Leave out the pictures, then reproduce the rest of the material exactly.

[Start of SOURCE EXCERPT]

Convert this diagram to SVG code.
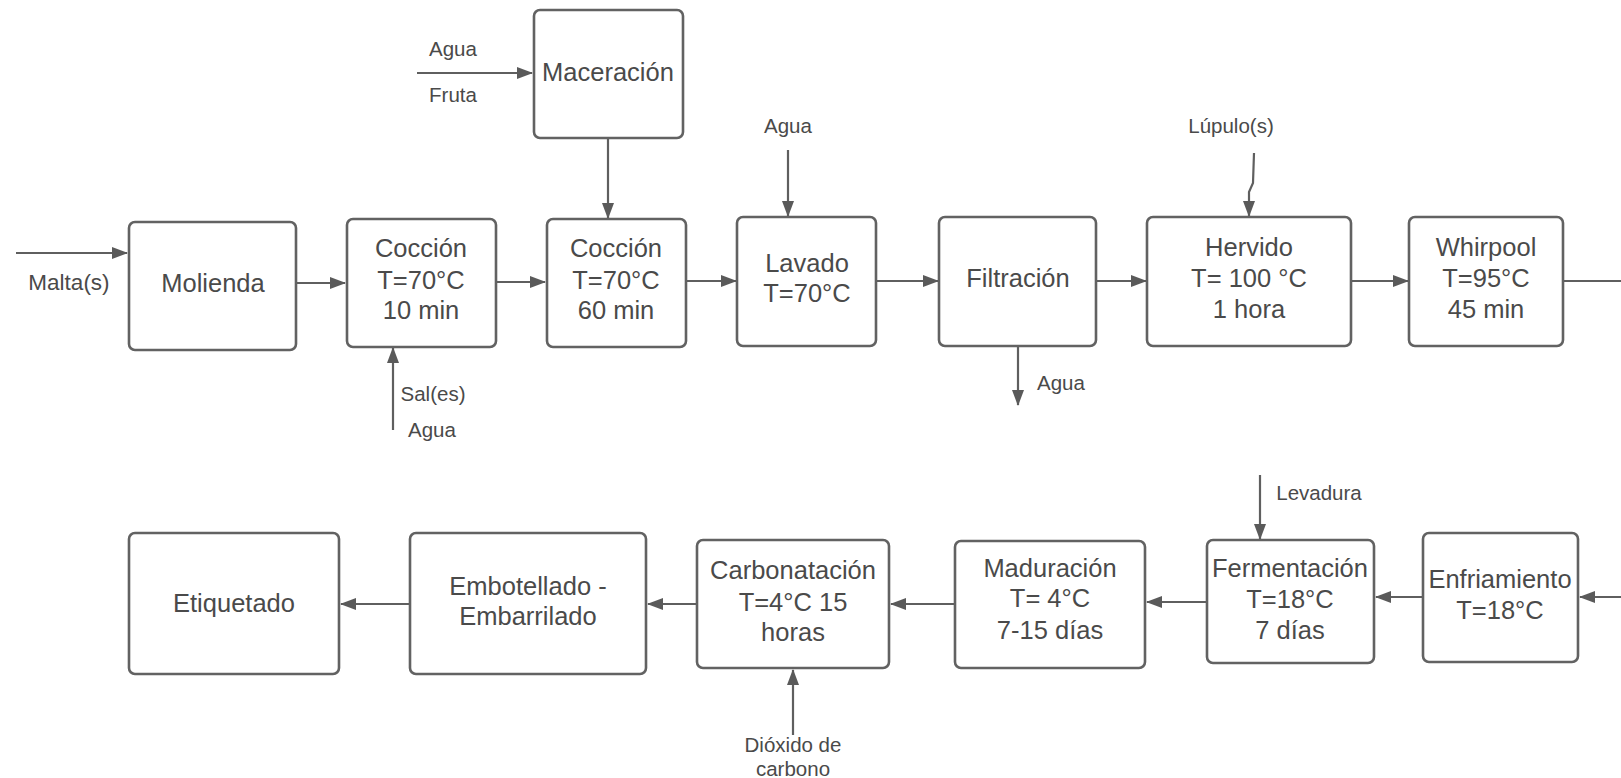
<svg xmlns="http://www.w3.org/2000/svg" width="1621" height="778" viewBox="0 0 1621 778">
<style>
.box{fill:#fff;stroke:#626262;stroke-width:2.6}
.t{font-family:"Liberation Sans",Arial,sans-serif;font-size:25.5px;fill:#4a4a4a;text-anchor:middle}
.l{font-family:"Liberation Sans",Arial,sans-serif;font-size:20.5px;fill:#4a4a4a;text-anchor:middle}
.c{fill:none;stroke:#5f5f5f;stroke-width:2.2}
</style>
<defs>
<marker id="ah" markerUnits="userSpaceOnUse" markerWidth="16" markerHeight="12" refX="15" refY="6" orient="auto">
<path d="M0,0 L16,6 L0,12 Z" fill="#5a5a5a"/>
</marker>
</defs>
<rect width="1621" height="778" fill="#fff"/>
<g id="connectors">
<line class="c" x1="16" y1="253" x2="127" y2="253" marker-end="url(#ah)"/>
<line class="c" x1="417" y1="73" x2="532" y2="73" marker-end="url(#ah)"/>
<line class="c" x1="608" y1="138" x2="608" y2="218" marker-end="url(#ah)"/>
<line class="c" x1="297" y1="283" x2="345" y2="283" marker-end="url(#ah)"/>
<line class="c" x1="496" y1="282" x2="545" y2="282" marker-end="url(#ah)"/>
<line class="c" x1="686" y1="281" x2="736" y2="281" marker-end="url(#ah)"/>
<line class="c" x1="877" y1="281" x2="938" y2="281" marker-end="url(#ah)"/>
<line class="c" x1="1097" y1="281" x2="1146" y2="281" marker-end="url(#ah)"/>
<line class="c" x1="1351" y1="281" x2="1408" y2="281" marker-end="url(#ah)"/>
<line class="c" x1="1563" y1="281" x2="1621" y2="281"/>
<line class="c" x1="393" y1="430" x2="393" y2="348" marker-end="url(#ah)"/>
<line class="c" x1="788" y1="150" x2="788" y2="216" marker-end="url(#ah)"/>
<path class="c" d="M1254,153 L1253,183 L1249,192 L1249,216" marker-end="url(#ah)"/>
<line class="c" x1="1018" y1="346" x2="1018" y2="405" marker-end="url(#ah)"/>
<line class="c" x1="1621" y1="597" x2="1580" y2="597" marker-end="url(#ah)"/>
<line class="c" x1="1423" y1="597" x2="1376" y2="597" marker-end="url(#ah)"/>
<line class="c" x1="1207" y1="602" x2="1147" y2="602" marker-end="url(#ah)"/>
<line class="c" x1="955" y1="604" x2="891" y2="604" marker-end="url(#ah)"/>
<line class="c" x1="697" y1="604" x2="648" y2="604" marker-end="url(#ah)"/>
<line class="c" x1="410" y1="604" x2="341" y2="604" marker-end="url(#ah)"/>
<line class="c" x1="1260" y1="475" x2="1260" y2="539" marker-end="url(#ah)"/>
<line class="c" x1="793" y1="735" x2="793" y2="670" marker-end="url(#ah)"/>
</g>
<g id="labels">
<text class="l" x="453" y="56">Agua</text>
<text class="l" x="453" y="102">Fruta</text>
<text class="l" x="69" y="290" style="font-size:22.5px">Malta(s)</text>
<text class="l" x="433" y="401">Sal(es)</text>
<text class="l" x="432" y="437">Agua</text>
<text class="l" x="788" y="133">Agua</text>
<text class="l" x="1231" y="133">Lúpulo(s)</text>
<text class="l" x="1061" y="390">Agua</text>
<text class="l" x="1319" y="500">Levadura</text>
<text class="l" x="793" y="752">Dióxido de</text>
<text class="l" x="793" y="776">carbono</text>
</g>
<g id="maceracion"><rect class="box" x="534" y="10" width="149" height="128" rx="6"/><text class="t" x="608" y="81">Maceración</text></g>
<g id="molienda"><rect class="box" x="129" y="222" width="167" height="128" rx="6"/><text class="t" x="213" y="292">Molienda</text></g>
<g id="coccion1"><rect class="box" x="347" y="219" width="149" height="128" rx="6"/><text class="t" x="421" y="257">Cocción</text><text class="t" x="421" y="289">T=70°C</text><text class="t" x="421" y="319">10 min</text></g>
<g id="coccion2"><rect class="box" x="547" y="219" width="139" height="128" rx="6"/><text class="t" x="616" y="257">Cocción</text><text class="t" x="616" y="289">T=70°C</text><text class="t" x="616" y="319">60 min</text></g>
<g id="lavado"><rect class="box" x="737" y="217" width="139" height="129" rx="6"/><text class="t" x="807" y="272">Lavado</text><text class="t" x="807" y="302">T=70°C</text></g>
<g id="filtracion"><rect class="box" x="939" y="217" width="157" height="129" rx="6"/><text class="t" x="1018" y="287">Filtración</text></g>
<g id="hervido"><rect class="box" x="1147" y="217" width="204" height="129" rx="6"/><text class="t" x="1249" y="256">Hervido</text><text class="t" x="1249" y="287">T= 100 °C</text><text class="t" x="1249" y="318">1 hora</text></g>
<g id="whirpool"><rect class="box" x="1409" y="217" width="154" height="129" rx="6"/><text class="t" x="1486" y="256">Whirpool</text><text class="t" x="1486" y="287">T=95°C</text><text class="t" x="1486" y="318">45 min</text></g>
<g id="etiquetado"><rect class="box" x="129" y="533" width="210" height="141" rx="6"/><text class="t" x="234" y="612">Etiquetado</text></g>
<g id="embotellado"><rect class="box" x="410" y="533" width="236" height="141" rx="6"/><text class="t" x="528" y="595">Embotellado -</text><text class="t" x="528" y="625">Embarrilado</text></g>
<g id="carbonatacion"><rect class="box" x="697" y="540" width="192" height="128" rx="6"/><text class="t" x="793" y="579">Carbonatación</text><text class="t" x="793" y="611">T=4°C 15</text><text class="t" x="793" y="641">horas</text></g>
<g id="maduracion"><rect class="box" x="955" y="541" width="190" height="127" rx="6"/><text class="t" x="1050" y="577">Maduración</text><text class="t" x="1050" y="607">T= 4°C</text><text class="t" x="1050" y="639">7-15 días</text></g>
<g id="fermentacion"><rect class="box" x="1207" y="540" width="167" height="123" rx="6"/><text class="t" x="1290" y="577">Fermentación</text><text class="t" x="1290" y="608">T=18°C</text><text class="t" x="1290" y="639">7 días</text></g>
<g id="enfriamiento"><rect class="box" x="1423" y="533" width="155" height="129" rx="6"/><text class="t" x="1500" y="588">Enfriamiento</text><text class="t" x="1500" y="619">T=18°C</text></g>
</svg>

[End of SOURCE EXCERPT]

• THE OUTPUT
Convert this diagram to SVG code.
<svg xmlns="http://www.w3.org/2000/svg" width="1621" height="778" viewBox="0 0 1621 778">
<style>
.box{fill:#fff;stroke:#626262;stroke-width:2.6}
.t{font-family:"Liberation Sans",Arial,sans-serif;font-size:25.5px;fill:#4a4a4a;text-anchor:middle}
.l{font-family:"Liberation Sans",Arial,sans-serif;font-size:20.5px;fill:#4a4a4a;text-anchor:middle}
.c{fill:none;stroke:#5f5f5f;stroke-width:2.2}
</style>
<defs>
<marker id="ah" markerUnits="userSpaceOnUse" markerWidth="16" markerHeight="12" refX="15" refY="6" orient="auto">
<path d="M0,0 L16,6 L0,12 Z" fill="#5a5a5a"/>
</marker>
</defs>
<rect width="1621" height="778" fill="#fff"/>
<g id="connectors">
<line class="c" x1="16" y1="253" x2="127" y2="253" marker-end="url(#ah)"/>
<line class="c" x1="417" y1="73" x2="532" y2="73" marker-end="url(#ah)"/>
<line class="c" x1="608" y1="138" x2="608" y2="218" marker-end="url(#ah)"/>
<line class="c" x1="297" y1="283" x2="345" y2="283" marker-end="url(#ah)"/>
<line class="c" x1="496" y1="282" x2="545" y2="282" marker-end="url(#ah)"/>
<line class="c" x1="686" y1="281" x2="736" y2="281" marker-end="url(#ah)"/>
<line class="c" x1="877" y1="281" x2="938" y2="281" marker-end="url(#ah)"/>
<line class="c" x1="1097" y1="281" x2="1146" y2="281" marker-end="url(#ah)"/>
<line class="c" x1="1351" y1="281" x2="1408" y2="281" marker-end="url(#ah)"/>
<line class="c" x1="1563" y1="281" x2="1621" y2="281"/>
<line class="c" x1="393" y1="430" x2="393" y2="348" marker-end="url(#ah)"/>
<line class="c" x1="788" y1="150" x2="788" y2="216" marker-end="url(#ah)"/>
<path class="c" d="M1254,153 L1253,183 L1249,192 L1249,216" marker-end="url(#ah)"/>
<line class="c" x1="1018" y1="346" x2="1018" y2="405" marker-end="url(#ah)"/>
<line class="c" x1="1621" y1="597" x2="1580" y2="597" marker-end="url(#ah)"/>
<line class="c" x1="1423" y1="597" x2="1376" y2="597" marker-end="url(#ah)"/>
<line class="c" x1="1207" y1="602" x2="1147" y2="602" marker-end="url(#ah)"/>
<line class="c" x1="955" y1="604" x2="891" y2="604" marker-end="url(#ah)"/>
<line class="c" x1="697" y1="604" x2="648" y2="604" marker-end="url(#ah)"/>
<line class="c" x1="410" y1="604" x2="341" y2="604" marker-end="url(#ah)"/>
<line class="c" x1="1260" y1="475" x2="1260" y2="539" marker-end="url(#ah)"/>
<line class="c" x1="793" y1="735" x2="793" y2="670" marker-end="url(#ah)"/>
</g>
<g id="labels">
<text class="l" x="453" y="56">Agua</text>
<text class="l" x="453" y="102">Fruta</text>
<text class="l" x="69" y="290" style="font-size:22.5px">Malta(s)</text>
<text class="l" x="433" y="401">Sal(es)</text>
<text class="l" x="432" y="437">Agua</text>
<text class="l" x="788" y="133">Agua</text>
<text class="l" x="1231" y="133">Lúpulo(s)</text>
<text class="l" x="1061" y="390">Agua</text>
<text class="l" x="1319" y="500">Levadura</text>
<text class="l" x="793" y="752">Dióxido de</text>
<text class="l" x="793" y="776">carbono</text>
</g>
<g id="maceracion"><rect class="box" x="534" y="10" width="149" height="128" rx="6"/><text class="t" x="608" y="81">Maceración</text></g>
<g id="molienda"><rect class="box" x="129" y="222" width="167" height="128" rx="6"/><text class="t" x="213" y="292">Molienda</text></g>
<g id="coccion1"><rect class="box" x="347" y="219" width="149" height="128" rx="6"/><text class="t" x="421" y="257">Cocción</text><text class="t" x="421" y="289">T=70°C</text><text class="t" x="421" y="319">10 min</text></g>
<g id="coccion2"><rect class="box" x="547" y="219" width="139" height="128" rx="6"/><text class="t" x="616" y="257">Cocción</text><text class="t" x="616" y="289">T=70°C</text><text class="t" x="616" y="319">60 min</text></g>
<g id="lavado"><rect class="box" x="737" y="217" width="139" height="129" rx="6"/><text class="t" x="807" y="272">Lavado</text><text class="t" x="807" y="302">T=70°C</text></g>
<g id="filtracion"><rect class="box" x="939" y="217" width="157" height="129" rx="6"/><text class="t" x="1018" y="287">Filtración</text></g>
<g id="hervido"><rect class="box" x="1147" y="217" width="204" height="129" rx="6"/><text class="t" x="1249" y="256">Hervido</text><text class="t" x="1249" y="287">T= 100 °C</text><text class="t" x="1249" y="318">1 hora</text></g>
<g id="whirpool"><rect class="box" x="1409" y="217" width="154" height="129" rx="6"/><text class="t" x="1486" y="256">Whirpool</text><text class="t" x="1486" y="287">T=95°C</text><text class="t" x="1486" y="318">45 min</text></g>
<g id="etiquetado"><rect class="box" x="129" y="533" width="210" height="141" rx="6"/><text class="t" x="234" y="612">Etiquetado</text></g>
<g id="embotellado"><rect class="box" x="410" y="533" width="236" height="141" rx="6"/><text class="t" x="528" y="595">Embotellado -</text><text class="t" x="528" y="625">Embarrilado</text></g>
<g id="carbonatacion"><rect class="box" x="697" y="540" width="192" height="128" rx="6"/><text class="t" x="793" y="579">Carbonatación</text><text class="t" x="793" y="611">T=4°C 15</text><text class="t" x="793" y="641">horas</text></g>
<g id="maduracion"><rect class="box" x="955" y="541" width="190" height="127" rx="6"/><text class="t" x="1050" y="577">Maduración</text><text class="t" x="1050" y="607">T= 4°C</text><text class="t" x="1050" y="639">7-15 días</text></g>
<g id="fermentacion"><rect class="box" x="1207" y="540" width="167" height="123" rx="6"/><text class="t" x="1290" y="577">Fermentación</text><text class="t" x="1290" y="608">T=18°C</text><text class="t" x="1290" y="639">7 días</text></g>
<g id="enfriamiento"><rect class="box" x="1423" y="533" width="155" height="129" rx="6"/><text class="t" x="1500" y="588">Enfriamiento</text><text class="t" x="1500" y="619">T=18°C</text></g>
</svg>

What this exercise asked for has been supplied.